This is where the phrase adversarial inputs becomes operational rather than theoretical. The system must distinguish between content to be analyzed and instructions to the system. It also needs secure dataset curation, quarantine for new examples, and clear separation between analyst notes and model inputs. The broader lesson aligns with lessons from compliance-heavy AI systems: every input path should be explicit, logged, and reviewable.

Building a trust architecture: provenance, sandboxing, and controls

Pipeline provenance: know what happened before the verdict

A resilient verification stack starts with pipeline provenance. Every asset should carry a chain of custody that records its origin, upload method, normalization steps, deduplication status, and transformation history. If an image was downsampled, a video was transcoded, or audio was extracted from a platform wrapper, that should be visible to the analyst and preserved for audits. A provenance ledger should also identify the exact tool version, model version, ruleset, and dataset snapshot used during each analysis.

This approach reduces disputes and makes post-incident review possible. If a newsroom publishes a correction, it can trace whether the decision was caused by user error, stale models, a bad metadata parser, or an upstream source issue. That level of clarity mirrors the discipline used in identity-centric security programs and the kind of lineage visibility recommended in vendor risk management. In practice, provenance is not just a compliance feature; it is a debugging tool for trust.

Sandboxing: analyze untrusted media in a hostile environment

Verification tools should never process unknown content on the same host that stores newsroom secrets or authentication tokens. Use isolated workers, container sandboxes, read-only file mounts, outbound network restrictions, and strict memory and time limits. Media parsers, OCR engines, transcoding libraries, and document converters are notorious for parsing vulnerabilities, so they should be treated like any other high-risk content ingestion service.

A strong sandbox strategy also includes egress control. Some media files contain remote references, external font loads, or embedded objects that can trigger unintended network requests. That creates privacy risks and can leak that a particular item is under investigation. The same principle appears in enterprise hardening guidance for macOS fleet protection: isolate privileged systems, minimize ambient access, and assume the input may be hostile. For newsroom verification, sandboxing is not optional; it is table stakes.
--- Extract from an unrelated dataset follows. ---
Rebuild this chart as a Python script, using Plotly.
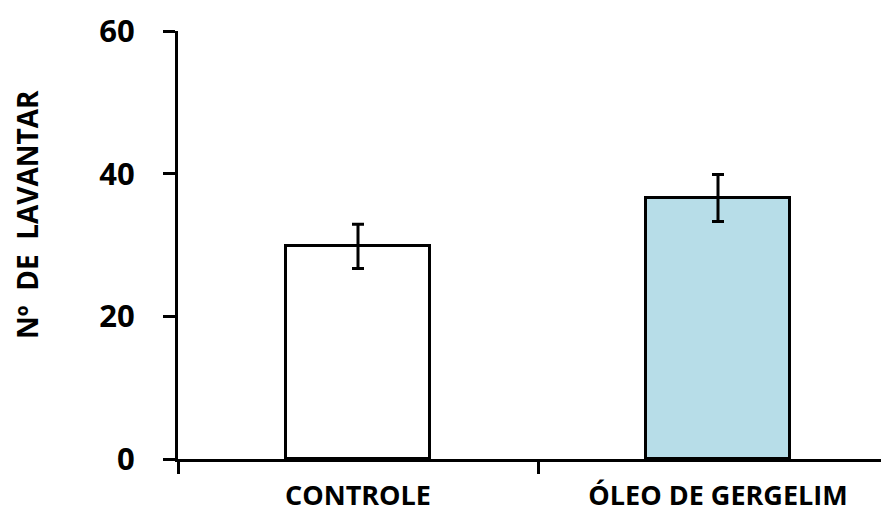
import plotly.graph_objects as go

categories = ["CONTROLE", "ÓLEO DE GERGELIM"]
values = [29.8, 36.6]
errors = [3.1, 3.3]
colors = ["#FFFFFF", "#B7DDE8"]
y_ticks = [0, 20, 40, 60]
y_title = "Nº  DE  LAVANTAR"

fig = go.Figure()
fig.add_trace(go.Bar(
    x=categories, y=values, width=0.4,
    marker=dict(color=colors, line=dict(color="black", width=3)),
    error_y=dict(type="data", array=errors, visible=True, color="black", thickness=3, width=6),
))

font = "Open Sans"
fig.update_layout(
    width=881, height=507,
    margin=dict(l=170, r=0, t=23, b=56, autoexpand=False),
    plot_bgcolor="white", paper_bgcolor="white",
    showlegend=False,
    bargap=0,
    xaxis=dict(
        range=[-0.5, 1.475], showline=True, linecolor="black", linewidth=3,
        ticks="outside", tickson="boundaries", ticklen=12, tickwidth=3, tickcolor="black",
        tickfont=dict(family=font, size=27, color="black", weight="bold"),
        ticklabelstandoff=11, showgrid=False, zeroline=False, automargin=False,
    ),
    yaxis=dict(
        range=[0, 60], tickvals=y_ticks, showline=True, linecolor="black", linewidth=3,
        ticks="outside", ticklen=12, tickwidth=3, tickcolor="black",
        tickfont=dict(family=font, size=31, color="black", weight="bold"),
        ticklabelstandoff=22, showgrid=False, zeroline=False, automargin=False,
    ),
    annotations=[dict(
        text=y_title, xref="paper", yref="paper",
        x=(19 - 170) / 711, y=(451 - 207) / 428, xanchor="center", yanchor="middle",
        textangle=-90, showarrow=False,
        font=dict(family=font, size=28, color="black", weight="bold"),
    )],
)
fig.write_html("out.html")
Model provenance: verify the verifier

Many teams document the content provenance but forget the model provenance. That is dangerous. If a verification result depends on a specific detector, embeddings index, or retrieval set, then analysts need to know whether the underlying assets were trained on clean data, whether the weights were updated, and whether the model has any known blind spots. A model without provenance is a black box with a badge.

Track the version, training source, evaluation set, calibration method, and known failure modes of each model component. For open-source components, pin commits and verify dependencies. For vendor tools, require release notes that describe material changes to detection behavior. This mirrors the due-diligence mindset from technical ML stack reviews and the operational rigor of production-grade DevOps toolchains. If a newsroom cannot explain why a model said what it said, it should not rely on that model for final editorial decisions.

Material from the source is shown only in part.